> Data extracted from a collection:
((

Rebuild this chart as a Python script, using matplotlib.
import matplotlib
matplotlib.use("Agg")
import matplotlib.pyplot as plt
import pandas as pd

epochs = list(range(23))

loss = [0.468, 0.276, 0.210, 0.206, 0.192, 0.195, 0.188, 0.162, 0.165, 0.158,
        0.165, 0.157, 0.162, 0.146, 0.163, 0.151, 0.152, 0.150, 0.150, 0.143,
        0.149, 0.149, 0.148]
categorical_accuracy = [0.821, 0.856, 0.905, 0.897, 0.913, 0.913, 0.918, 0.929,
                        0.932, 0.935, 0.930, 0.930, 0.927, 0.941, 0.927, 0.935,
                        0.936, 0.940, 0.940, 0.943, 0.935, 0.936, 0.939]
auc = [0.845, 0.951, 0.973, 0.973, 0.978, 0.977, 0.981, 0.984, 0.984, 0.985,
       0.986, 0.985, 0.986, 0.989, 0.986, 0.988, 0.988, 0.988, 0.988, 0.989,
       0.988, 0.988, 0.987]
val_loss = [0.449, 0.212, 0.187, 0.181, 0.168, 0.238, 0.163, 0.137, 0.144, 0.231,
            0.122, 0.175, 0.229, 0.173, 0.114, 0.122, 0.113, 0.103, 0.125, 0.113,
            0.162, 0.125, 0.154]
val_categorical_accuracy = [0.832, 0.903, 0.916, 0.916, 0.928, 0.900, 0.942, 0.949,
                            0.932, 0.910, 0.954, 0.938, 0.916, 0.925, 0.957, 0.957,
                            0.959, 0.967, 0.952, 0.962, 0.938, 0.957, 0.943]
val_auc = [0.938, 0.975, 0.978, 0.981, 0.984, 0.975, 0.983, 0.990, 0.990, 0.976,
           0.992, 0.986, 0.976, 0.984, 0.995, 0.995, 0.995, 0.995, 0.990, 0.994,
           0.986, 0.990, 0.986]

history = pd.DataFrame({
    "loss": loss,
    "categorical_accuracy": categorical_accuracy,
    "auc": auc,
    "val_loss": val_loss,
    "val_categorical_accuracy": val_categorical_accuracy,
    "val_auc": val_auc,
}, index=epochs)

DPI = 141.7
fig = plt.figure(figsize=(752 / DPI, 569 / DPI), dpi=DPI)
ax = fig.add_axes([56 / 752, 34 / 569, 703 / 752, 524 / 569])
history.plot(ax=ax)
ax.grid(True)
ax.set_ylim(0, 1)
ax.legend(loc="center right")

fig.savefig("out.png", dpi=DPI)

))
((

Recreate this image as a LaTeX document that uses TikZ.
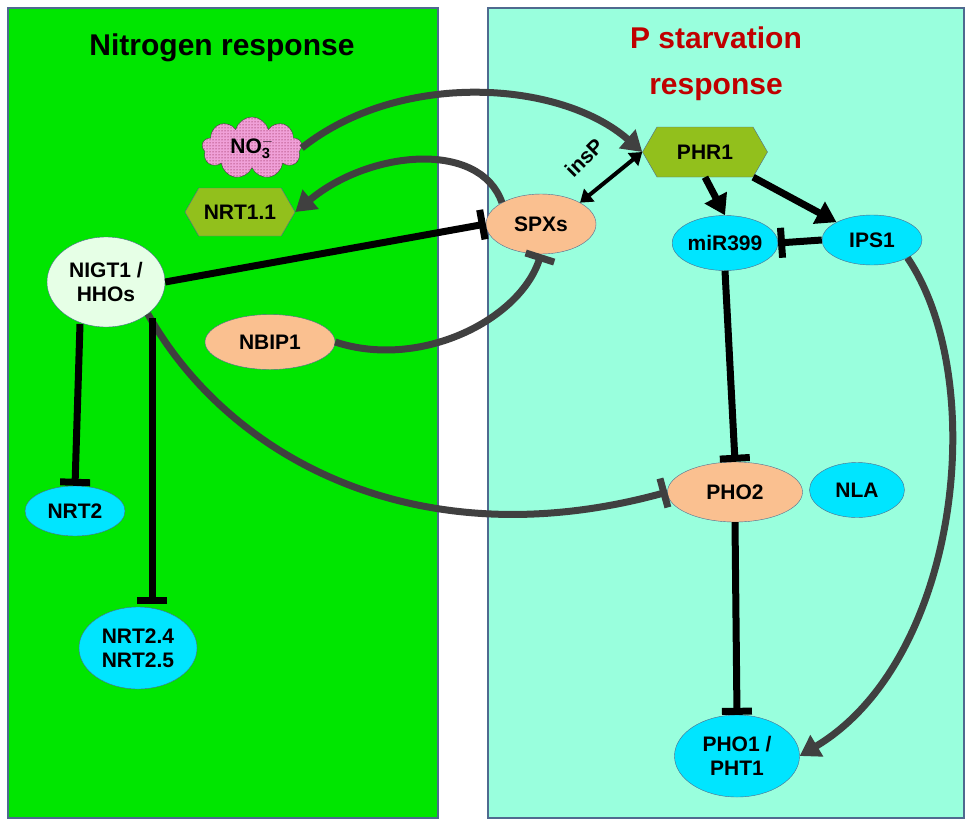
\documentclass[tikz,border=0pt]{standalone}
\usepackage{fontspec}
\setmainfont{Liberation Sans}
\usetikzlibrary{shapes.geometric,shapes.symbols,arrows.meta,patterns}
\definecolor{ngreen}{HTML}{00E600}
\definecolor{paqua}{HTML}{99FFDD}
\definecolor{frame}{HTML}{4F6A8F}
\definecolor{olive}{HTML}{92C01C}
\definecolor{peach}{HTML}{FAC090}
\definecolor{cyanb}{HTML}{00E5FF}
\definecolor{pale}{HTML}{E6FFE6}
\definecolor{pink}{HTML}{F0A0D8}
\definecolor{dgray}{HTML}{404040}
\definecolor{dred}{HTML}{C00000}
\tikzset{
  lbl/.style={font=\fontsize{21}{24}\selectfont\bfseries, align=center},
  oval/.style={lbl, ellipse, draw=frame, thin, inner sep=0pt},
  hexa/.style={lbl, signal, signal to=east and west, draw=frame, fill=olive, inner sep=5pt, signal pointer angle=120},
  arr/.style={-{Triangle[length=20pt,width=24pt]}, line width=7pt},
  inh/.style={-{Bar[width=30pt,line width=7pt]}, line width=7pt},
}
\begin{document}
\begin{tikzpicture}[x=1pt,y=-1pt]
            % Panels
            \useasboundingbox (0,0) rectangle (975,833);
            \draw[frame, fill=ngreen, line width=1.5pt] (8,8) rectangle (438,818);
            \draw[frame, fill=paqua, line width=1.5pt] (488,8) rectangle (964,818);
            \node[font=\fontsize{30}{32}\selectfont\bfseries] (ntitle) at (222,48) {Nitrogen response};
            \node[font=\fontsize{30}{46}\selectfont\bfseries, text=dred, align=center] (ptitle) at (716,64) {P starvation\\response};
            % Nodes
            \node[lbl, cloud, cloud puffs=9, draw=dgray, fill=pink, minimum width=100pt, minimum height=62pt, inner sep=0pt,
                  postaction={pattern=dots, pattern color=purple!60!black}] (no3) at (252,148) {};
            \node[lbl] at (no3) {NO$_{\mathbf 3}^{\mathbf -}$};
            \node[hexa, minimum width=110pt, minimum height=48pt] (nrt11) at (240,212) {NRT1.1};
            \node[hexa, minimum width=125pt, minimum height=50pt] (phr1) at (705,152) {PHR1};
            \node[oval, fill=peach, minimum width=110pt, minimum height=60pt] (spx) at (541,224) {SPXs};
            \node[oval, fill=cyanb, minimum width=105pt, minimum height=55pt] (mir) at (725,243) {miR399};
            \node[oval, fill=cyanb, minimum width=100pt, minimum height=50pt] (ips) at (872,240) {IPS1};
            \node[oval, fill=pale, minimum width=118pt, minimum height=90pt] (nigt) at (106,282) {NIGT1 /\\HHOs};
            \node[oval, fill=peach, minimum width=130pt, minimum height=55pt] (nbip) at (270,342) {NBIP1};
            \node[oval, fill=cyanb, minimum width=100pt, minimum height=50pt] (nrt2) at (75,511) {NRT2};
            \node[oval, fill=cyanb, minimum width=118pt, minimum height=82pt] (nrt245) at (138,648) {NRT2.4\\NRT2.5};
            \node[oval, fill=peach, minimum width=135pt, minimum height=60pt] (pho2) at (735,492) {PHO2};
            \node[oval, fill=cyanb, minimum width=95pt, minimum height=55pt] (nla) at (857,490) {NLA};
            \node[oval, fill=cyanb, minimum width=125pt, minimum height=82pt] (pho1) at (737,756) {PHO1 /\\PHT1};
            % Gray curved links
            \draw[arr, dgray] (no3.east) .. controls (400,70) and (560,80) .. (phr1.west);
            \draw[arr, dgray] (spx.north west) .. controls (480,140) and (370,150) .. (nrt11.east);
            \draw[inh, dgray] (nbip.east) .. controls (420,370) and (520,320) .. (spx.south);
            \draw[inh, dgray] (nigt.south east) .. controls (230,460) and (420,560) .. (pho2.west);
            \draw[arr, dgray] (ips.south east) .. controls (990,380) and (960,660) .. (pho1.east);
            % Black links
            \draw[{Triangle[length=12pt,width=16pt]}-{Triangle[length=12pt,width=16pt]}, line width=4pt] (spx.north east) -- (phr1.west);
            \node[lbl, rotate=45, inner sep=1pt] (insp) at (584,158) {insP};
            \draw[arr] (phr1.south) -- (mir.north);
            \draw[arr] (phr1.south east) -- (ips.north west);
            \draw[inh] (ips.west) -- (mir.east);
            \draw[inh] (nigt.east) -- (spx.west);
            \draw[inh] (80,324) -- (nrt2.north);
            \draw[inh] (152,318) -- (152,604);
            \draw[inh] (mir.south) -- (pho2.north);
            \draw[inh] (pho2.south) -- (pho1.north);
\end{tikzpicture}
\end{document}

))

> Written instruction:
Take exactly the lines from the one containing "Rebuild this chart" through the one containing "epochs = list(range(23))" in the data above, and output them with nothing added.

> Answer to the problem:
Rebuild this chart as a Python script, using matplotlib.
import matplotlib
matplotlib.use("Agg")
import matplotlib.pyplot as plt
import pandas as pd

epochs = list(range(23))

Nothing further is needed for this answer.